È una storia straordinaria, quella che vi raccontiamo oggi. Una di quelle che parlano di dolore, di sofferenza, ma anche di rinascita, di generosità e di amore. È la storia degli orfani ucraini che hanno dovuto lasciare la loro terra insanguinata, macchiata dalla ferocia e dalle atrocità della guerra, per trovare una via d’uscita. Per ricominciare a vivere.
Correva il mese di febbraio 2022 quando la diatriba tra due Paesi si è trasformata in una guerra senza esclusione di colpi. Gli invasori sono arrivati in Ucraina, nella terra dei campi di grano che brillavano al sole e che ora non esistono più, lasciando dietro di loro una scia di macerie e dolore che continuano a diffondersi senza tregua.
Una tregua che i bambini sopravvissuti hanno trovato altrove, nei Paesi d’Europa che li hanno ospitati. Sono arrivati da soli, senza genitori, guide o punti di riferimento. Senza più speranza. Sono venuti anche in Italia dove hanno potuto ricominciare, in quel piccolo borgo incastonato nel territorio bergamasco che ora è il loro rifugio. Quello di una grande famiglia senza legami di sangue, che però è unita dal medesimo passato e dallo stesso desiderio di futuro.
Il borgo italiano che racconta una storia di rinascita
Sono più di un milione i bambini che, secondo i dati dell’Unicef, hanno dovuto lasciare la loro casa, i loro affetti e la terra in cui sono nati e cresciuti in questi 12 mesi per sfuggire agli orrori della guerra. Sono stati accolti e ospitati in diverse parti d’Europa e anche in Italia.
Un centinaio dei tanti orfani di guerra sono proprio qui, nel BelPaese. In un piccolo borgo incastonato nella Valle Imagna che oggi assomiglia a un rifugio sicuro, un luogo dove vivere e condividere una nuova vita lontano dagli orrori del passato che, però, non si possono dimenticare. Eppure, in questo paesino situato ad alta quota, e immerso tra le montagne del territorio bergamasco, il dolore e la sofferenza non sono stati invitati a entrare.
I prati che circondano la casa d’accoglienza Stella Mattutina, dove sono riuniti 93 orfani ucraini di età compresa tra gli otto e i dieci anni, sembrano proteggere quella ritrovata serenità e spensieratezza che ora aleggia sui volti dei bambini. Sono loro i nuovi abitanti di Rota D’Imagna, quelli che corrono, sorridono e giocano. Quelli che sono tornati a sognare come non avevano osato farlo più.

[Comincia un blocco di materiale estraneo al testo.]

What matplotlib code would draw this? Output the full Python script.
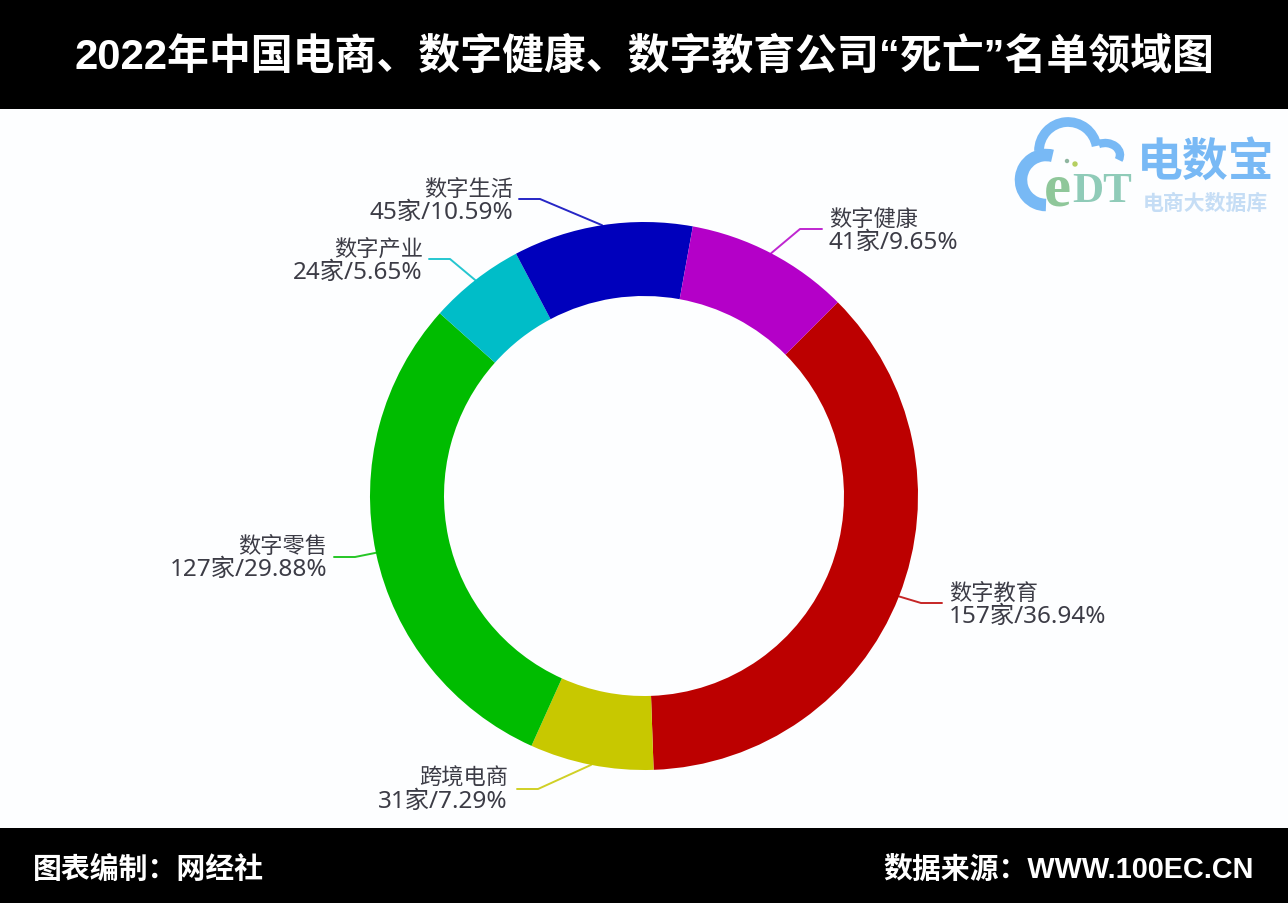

Dall’orfanotrofio di Berdyansk al borgo di Rota d’Imagna
Era un borgo come gli altri fino a un anno fa, quello di Rota d’Imagna, che proprio con gli altri paesini condivideva il medesimo destino: quello dello spopolamento. Quelli che avevano scelto di restare, appena 900 anime, erano i saggi della società, quelli a cui spetta l’onere e l’onore di preservare le tradizioni, le usanze e la cultura dei territori più marginali. Gli altri, invece, sono andati via a cercare fortuna diversi anni fa, lasciando un vuoto tra le strade colmato solo dagli echeggi della storia che non si può dimenticare.
Ma di quel silenzio oggi, a Rota d’Imagna, non ce n’è più traccia. Quello è stato soppiantato dal rumore di una felicità fragile, ma bellissima, quella dei bambini dell’orfanotrofio di Berdyansk che sono arrivati qui, insieme.
È la prima volta, infatti, che un gruppo di bambini orfani così grande viene spostato in un unico luogo sicuro, quello che porta il nome del borgo di Rota. Perché qui, i piccoli fuggiti dalla guerra, colpevoli solo di essere nati nel posto sbagliato, possono di nuovo sentirsi a casa, ma soprattutto sentirsi parte di una famiglia in un posto dove tutto inizia a essere riconoscibile.
Le strade un tempo silenziose e solitarie, infatti, ora sono gremite di giocattoli, palloni, computer e peluche. Sono popolati da bambini che ogni giorno si confondono con gli abitanti del posto, popolano le scuole e le piazze. Tornano a rendere vivo il borgo, perché è la vita, ora lo sanno, gli appartiene.